■ Supplied information:
— Begin —
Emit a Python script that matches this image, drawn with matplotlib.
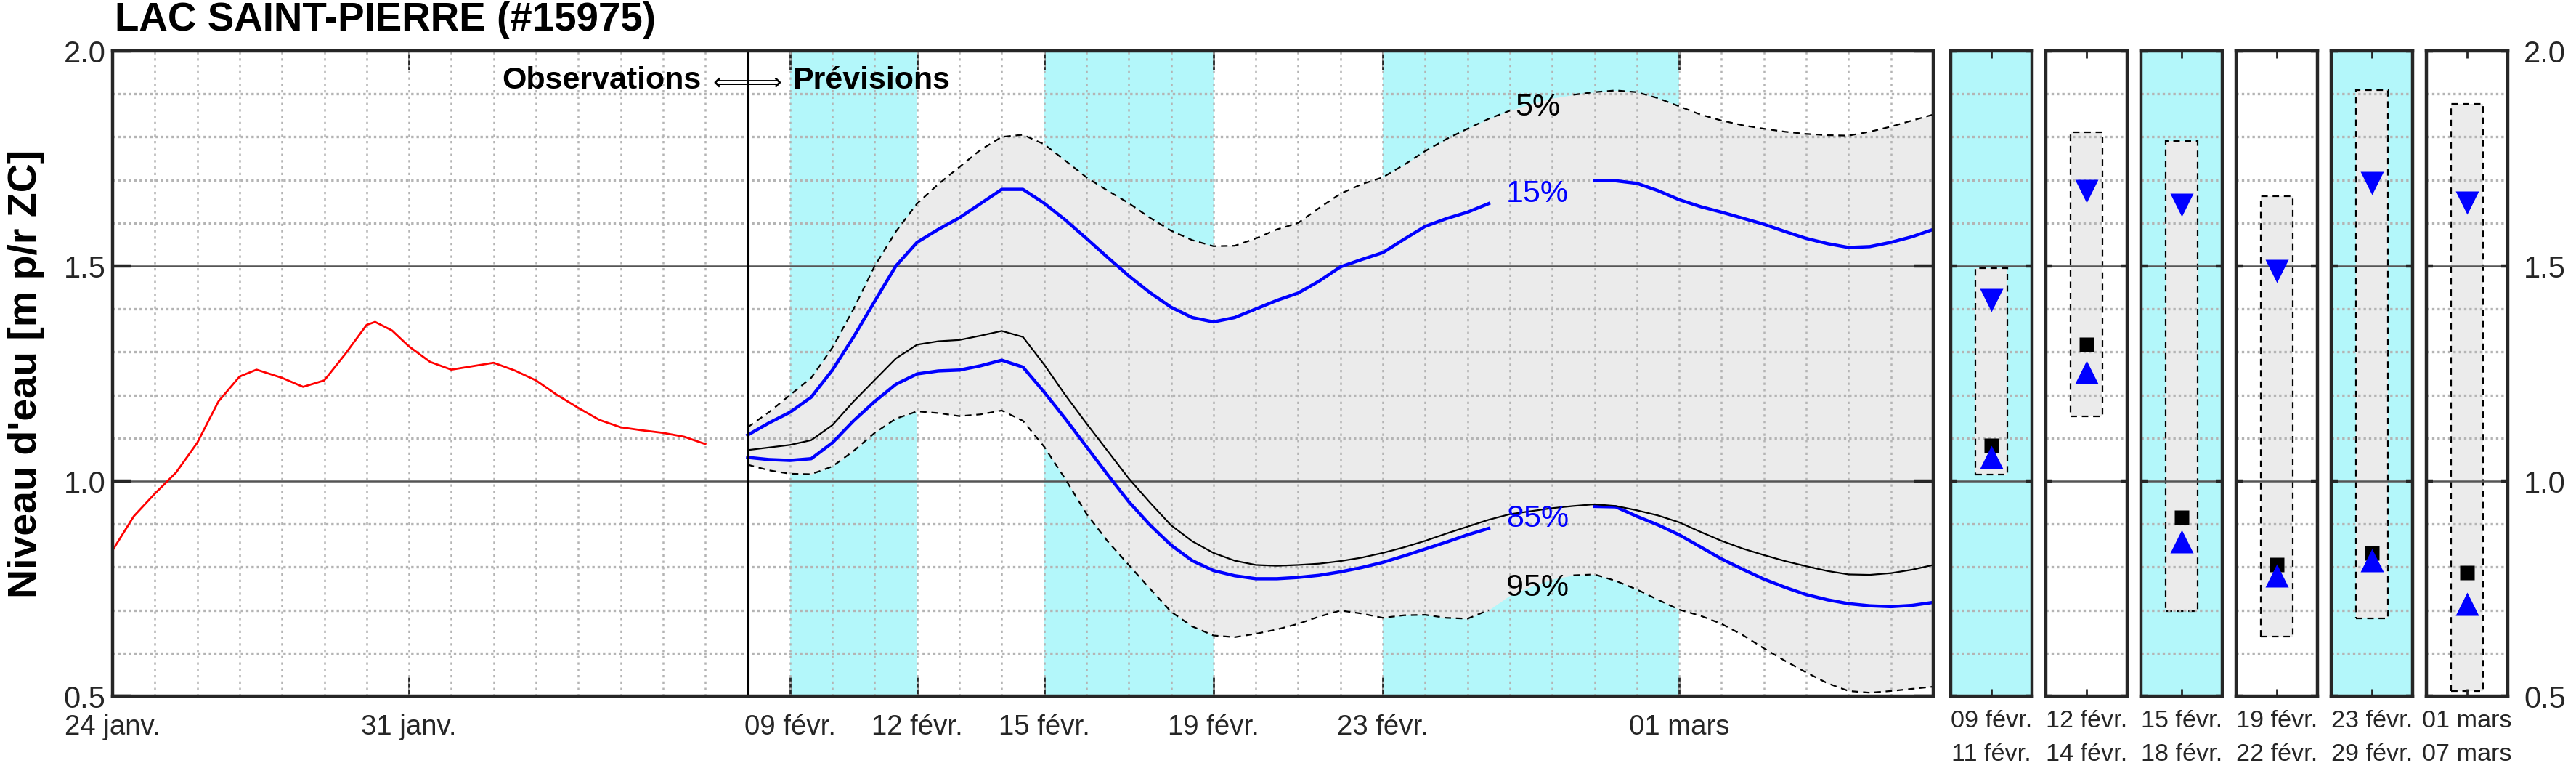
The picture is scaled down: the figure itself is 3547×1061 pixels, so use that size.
import matplotlib
matplotlib.use("Agg")
import matplotlib.pyplot as plt
from matplotlib.ticker import MultipleLocator, FixedLocator
import numpy as np

plt.rcParams['font.family'] = ['Liberation Sans', 'DejaVu Sans']

# Time axis: days since 24 janv. 2024
TICK_DAYS = [0, 7, 16, 19, 22, 26, 30, 37]
TICK_LABELS = ["24 janv.", "31 janv.", "09 févr.", "12 févr.", "15 févr.",
               "19 févr.", "23 févr.", "01 mars"]
DAY_MIN, DAY_MAX = 0, 43
FORECAST_START = 15
CYAN_BANDS = [(16, 19), (22, 26), (30, 37)]

# Observed level (red)
OBS_DAYS = [0, 0.5, 1.0, 1.5, 2.0, 2.5, 3.0, 3.4, 4.0, 4.5, 5.0, 5.5, 6.0, 6.2, 6.6,
            7.0, 7.5, 8.0, 8.5, 9.0, 9.5, 10.0, 10.5, 11.0, 11.5, 12.0, 12.5, 13.0,
            13.5, 14.0]
OBS_LEVEL = [0.839, 0.918, 0.971, 1.020, 1.089, 1.185, 1.243, 1.259, 1.240, 1.219,
             1.234, 1.296, 1.363, 1.370, 1.350, 1.313, 1.277, 1.259, 1.267, 1.275,
             1.257, 1.234, 1.200, 1.170, 1.142, 1.125, 1.118, 1.112, 1.103, 1.086]

# Forecast quantiles, every half day from 08 févr. (day 15) to 07 mars (day 43)
FC_DAYS = np.arange(15, 43.01, 0.5)
Q05 = [1.125, 1.160, 1.200, 1.240, 1.310, 1.400, 1.500, 1.580, 1.645, 1.690,
       1.730, 1.770, 1.800, 1.805, 1.783, 1.745, 1.706, 1.675, 1.646, 1.612,
       1.582, 1.560, 1.546, 1.547, 1.564, 1.585, 1.600, 1.635, 1.668, 1.690,
       1.706, 1.735, 1.767, 1.795, 1.819, 1.842, 1.861, 1.877, 1.890, 1.898,
       1.904, 1.908, 1.904, 1.890, 1.871, 1.852, 1.838, 1.827, 1.819, 1.812,
       1.807, 1.804, 1.803, 1.812, 1.824, 1.838, 1.852]
Q15 = [1.107, 1.135, 1.160, 1.195, 1.258, 1.335, 1.418, 1.500, 1.555, 1.585,
       1.612, 1.645, 1.678, 1.678, 1.646, 1.607, 1.564, 1.520, 1.477, 1.438,
       1.404, 1.380, 1.370, 1.380, 1.400, 1.420, 1.437, 1.465, 1.498, 1.515,
       1.531, 1.562, 1.592, 1.610, 1.625, 1.645, 1.662, 1.675, 1.685, 1.692,
       1.698, 1.698, 1.692, 1.675, 1.654, 1.638, 1.625, 1.611, 1.597, 1.580,
       1.564, 1.552, 1.543, 1.545, 1.555, 1.568, 1.585]
Q50 = [1.072, 1.078, 1.084, 1.095, 1.130, 1.185, 1.235, 1.285, 1.317, 1.325,
       1.328, 1.338, 1.349, 1.335, 1.271, 1.200, 1.134, 1.070, 1.006, 0.950,
       0.897, 0.860, 0.833, 0.815, 0.805, 0.803, 0.805, 0.808, 0.814, 0.822,
       0.833, 0.846, 0.861, 0.878, 0.894, 0.910, 0.923, 0.930, 0.937, 0.942,
       0.946, 0.942, 0.932, 0.920, 0.904, 0.882, 0.861, 0.843, 0.828, 0.814,
       0.802, 0.791, 0.783, 0.782, 0.786, 0.794, 0.805]
Q85 = [1.055, 1.050, 1.048, 1.052, 1.089, 1.140, 1.185, 1.225, 1.249, 1.256,
       1.258, 1.268, 1.281, 1.265, 1.207, 1.145, 1.080, 1.015, 0.952, 0.898,
       0.851, 0.815, 0.792, 0.780, 0.773, 0.773, 0.776, 0.781, 0.789, 0.799,
       0.811, 0.826, 0.842, 0.858, 0.875, 0.890, 0.903, 0.915, 0.927, 0.936,
       0.941, 0.940, 0.918, 0.898, 0.875, 0.847, 0.819, 0.795, 0.772, 0.753,
       0.736, 0.724, 0.715, 0.710, 0.708, 0.711, 0.718]
Q95 = [1.038, 1.025, 1.017, 1.016, 1.034, 1.070, 1.112, 1.145, 1.162, 1.158,
       1.151, 1.155, 1.164, 1.140, 1.080, 1.005, 0.924, 0.860, 0.805, 0.750,
       0.696, 0.662, 0.641, 0.637, 0.645, 0.655, 0.668, 0.685, 0.699, 0.692,
       0.682, 0.688, 0.689, 0.682, 0.680, 0.700, 0.734, 0.755, 0.772, 0.781,
       0.783, 0.768, 0.748, 0.724, 0.701, 0.687, 0.668, 0.642, 0.611, 0.582,
       0.555, 0.530, 0.512, 0.508, 0.512, 0.517, 0.522]

# Period summaries (small panels)
PERIOD_LABELS = ["09 févr.\n11 févr.", "12 févr.\n14 févr.", "15 févr.\n18 févr.",
                 "19 févr.\n22 févr.", "23 févr.\n29 févr.", "01 mars\n07 mars"]
PERIOD_SHADED = [True, False, True, False, True, False]
BOX_HI = [1.495, 1.810, 1.790, 1.662, 1.909, 1.877]
BOX_LO = [1.015, 1.150, 0.697, 0.639, 0.680, 0.511]
MARK_Q15 = [1.420, 1.674, 1.642, 1.488, 1.693, 1.647]
MARK_MED = [1.083, 1.318, 0.916, 0.805, 0.833, 0.787]
MARK_Q85 = [1.055, 1.254, 0.859, 0.781, 0.816, 0.715]

CYAN = "#b3f7fa"
FILL = "#ebebeb"
BLUE = "#0000ff"
SPINE = "#262626"
W, H, DPI = 3547, 1061, 200


def style_y(ax, ticklen):
    ax.set_ylim(0.5, 2.0)
    ax.yaxis.set_major_locator(MultipleLocator(0.5))
    ax.yaxis.set_minor_locator(MultipleLocator(0.1))
    ax.grid(which="major", axis="y", color="#555555", lw=0.9, ls="-", zorder=1.5)
    ax.grid(which="minor", axis="y", color="#b4b4b4", lw=1.2, ls=(0, (1, 1.2)))
    ax.tick_params(axis="y", which="major", direction="in", left=True, right=True,
                   length=ticklen, width=1.6, color=SPINE, labelsize=15,
                   labelcolor="#262626")
    ax.tick_params(axis="y", which="minor", length=0)
    for s in ax.spines.values():
        s.set_linewidth(1.6)
        s.set_color(SPINE)
    ax.set_axisbelow("line")


fig = plt.figure(figsize=(W / DPI, H / DPI), dpi=DPI)
bottom = 103 / H
height = 888 / H

# ----- main panel -----
ax = fig.add_axes([155 / W, bottom, (2662 - 155) / W, height])
for a, b in CYAN_BANDS:
    ax.axvspan(a, b, color=CYAN, lw=0, zorder=0.2)
ax.fill_between(FC_DAYS, Q95, Q05, color=FILL, lw=0, zorder=0.8)

# small breaks in the curves where the percentile labels sit
gap5 = (FC_DAYS > 33.2) & (FC_DAYS < 34.3)
gap95 = (FC_DAYS > 32.7) & (FC_DAYS < 34.3)
gapb = (FC_DAYS > 32.7) & (FC_DAYS < 34.8)
ax.plot(FC_DAYS, np.ma.masked_where(gap5, Q05), color="k", lw=0.8, ls=(0, (4, 3)), zorder=2)
ax.plot(FC_DAYS, np.ma.masked_where(gap95, Q95), color="k", lw=0.8, ls=(0, (4, 3)), zorder=2)
ax.plot(FC_DAYS, Q50, color="k", lw=0.8, zorder=2.2)
ax.plot(FC_DAYS, np.ma.masked_where(gapb, Q15), color=BLUE, lw=1.6, zorder=2.1)
ax.plot(FC_DAYS, np.ma.masked_where(gapb, Q85), color=BLUE, lw=1.6, zorder=2.1)
ax.plot(OBS_DAYS, OBS_LEVEL, color="red", lw=1.0, zorder=2.3)
ax.axvline(FORECAST_START, color="k", lw=1.1, zorder=2.5)

ax.text(33.65, 1.868, "5%", ha="center", va="center", fontsize=15.5)
ax.text(33.65, 1.668, "15%", ha="center", va="center", fontsize=15.5, color=BLUE)
ax.text(33.65, 0.912, "85%", ha="center", va="center", fontsize=15.5, color=BLUE)
ax.text(33.65, 0.752, "95%", ha="center", va="center", fontsize=15.5)

ax.text(13.9, 1.93, "Observations", ha="right", va="center", fontsize=15.5, fontweight="bold")
ax.text(15.0, 1.925, "⟸⟹", ha="center", va="center", fontsize=12, family=["DejaVu Sans"])
ax.text(16.05, 1.93, "Prévisions", ha="left", va="center", fontsize=15.5, fontweight="bold")

ax.set_xlim(DAY_MIN, DAY_MAX)
ax.xaxis.set_major_locator(FixedLocator(TICK_DAYS))
ax.set_xticklabels(TICK_LABELS)
ax.xaxis.set_minor_locator(MultipleLocator(1))
ax.xaxis.remove_overlapping_locs = False
ax.grid(which="minor", axis="x", color="#b4b4b4", lw=0.9, ls=(0, (1.3, 2.2)))
ax.tick_params(axis="x", which="major", direction="in", top=True, bottom=True,
               length=9.5, width=1.0, color=SPINE, labelsize=13.8, pad=9,
               labelcolor="#262626")
ax.tick_params(axis="x", which="minor", length=0)
style_y(ax, 9.5)
ax.set_ylabel("Niveau d'eau [m p/r ZC]", fontsize=20, fontweight="bold", labelpad=9)

fig.text(158 / W, 1 - 28 / H, "LAC SAINT-PIERRE (#15975)", fontsize=19.7,
         fontweight="bold", va="center", ha="left")

# ----- period panels -----
panel_left = [2686, 2817, 2948, 3079, 3210, 3341]
for i, x0 in enumerate(panel_left):
    pa = fig.add_axes([x0 / W, bottom, 112 / W, height])
    if PERIOD_SHADED[i]:
        pa.set_facecolor(CYAN)
    pa.set_xlim(0, 1)
    pa.bar(0.5, BOX_HI[i] - BOX_LO[i], bottom=BOX_LO[i], width=0.4, color=FILL,
           edgecolor="k", lw=0.8, ls=(0, (4, 3)), zorder=1)
    pa.plot(0.5, MARK_Q15[i], "v", color=BLUE, ms=11.5, mec="none", zorder=3)
    pa.plot(0.5, MARK_MED[i], "s", color="k", ms=7.5, mec="none", zorder=3)
    pa.plot(0.5, MARK_Q85[i], "^", color=BLUE, ms=11.5, mec="none", zorder=3)
    pa.set_xticks([0.5])
    pa.set_xticklabels([PERIOD_LABELS[i]], linespacing=1.6)
    pa.tick_params(axis="x", direction="in", top=True, bottom=True, length=3.5,
                   width=1.0, color=SPINE, labelsize=12.3, pad=7, labelcolor="#262626")
    style_y(pa, 3.2)
    if i == len(panel_left) - 1:
        pa.tick_params(axis="y", labelleft=False, labelright=True, pad=8)
    else:
        pa.tick_params(axis="y", labelleft=False)

fig.savefig("out.png", dpi=DPI)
— End —
■ Written exercise:
Transcribe precisely the lines between the one that contains "The picture is" and the one that contains "1.112, 1.103, 1.086]", counting those two lines as part of the range.

■ Exercise solution:
The picture is scaled down: the figure itself is 3547×1061 pixels, so use that size.
import matplotlib
matplotlib.use("Agg")
import matplotlib.pyplot as plt
from matplotlib.ticker import MultipleLocator, FixedLocator
import numpy as np

plt.rcParams['font.family'] = ['Liberation Sans', 'DejaVu Sans']

# Time axis: days since 24 janv. 2024
TICK_DAYS = [0, 7, 16, 19, 22, 26, 30, 37]
TICK_LABELS = ["24 janv.", "31 janv.", "09 févr.", "12 févr.", "15 févr.",
               "19 févr.", "23 févr.", "01 mars"]
DAY_MIN, DAY_MAX = 0, 43
FORECAST_START = 15
CYAN_BANDS = [(16, 19), (22, 26), (30, 37)]

# Observed level (red)
OBS_DAYS = [0, 0.5, 1.0, 1.5, 2.0, 2.5, 3.0, 3.4, 4.0, 4.5, 5.0, 5.5, 6.0, 6.2, 6.6,
            7.0, 7.5, 8.0, 8.5, 9.0, 9.5, 10.0, 10.5, 11.0, 11.5, 12.0, 12.5, 13.0,
            13.5, 14.0]
OBS_LEVEL = [0.839, 0.918, 0.971, 1.020, 1.089, 1.185, 1.243, 1.259, 1.240, 1.219,
             1.234, 1.296, 1.363, 1.370, 1.350, 1.313, 1.277, 1.259, 1.267, 1.275,
             1.257, 1.234, 1.200, 1.170, 1.142, 1.125, 1.118, 1.112, 1.103, 1.086]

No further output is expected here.